Goldenrod
-
Dates2026 - Ongoing
-
Author
- Topics Documentary, Landscape, Nature & Environment
- Location Poland
Goldenrod tells the story of places where fields have ceased to be needed. As I photograph each site, I find myself asking the same question: Why does this plant grow here?
Goldenrod appears where cultivation ends. It grows across abandoned fields, fallow land, former farms, and places awaiting a new purpose. In the landscape of my home village and its surroundings, it has become one of the most visible traces of ongoing change.
I come from Trzcianka, a village in the Świętokrzyskie region of southeastern Poland. Over recent decades, agricultural land in the area has been gradually transformed by industry, investment, and shifting patterns of employment. Fewer people make their living from farming, some fields are left uncultivated, while others are sold for industrial development.

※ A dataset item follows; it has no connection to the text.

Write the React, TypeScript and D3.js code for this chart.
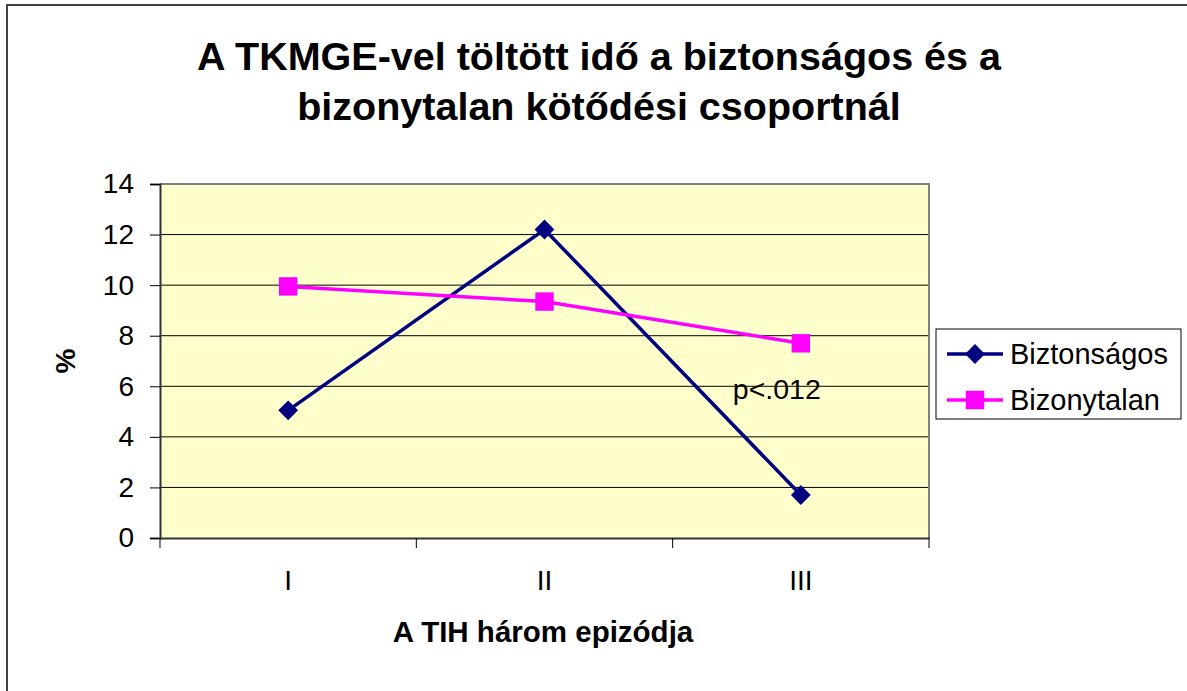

This project attempts to read the landscape through the presence of goldenrod. I photograph the places where it appears, asking a simple question: why is it growing here? Each image becomes a trace of an absence — a field, a farm, a way of life, or a relationship with the land that is slowly disappearing.
Industrial transformation is not new to this region. During the 1960s and 1990s, entire villages were displaced to make way for sulfur mining operations. Today, however, these changes feel more personal. I see them unfolding around me because, along with them, the landscape of my childhood is disappearing.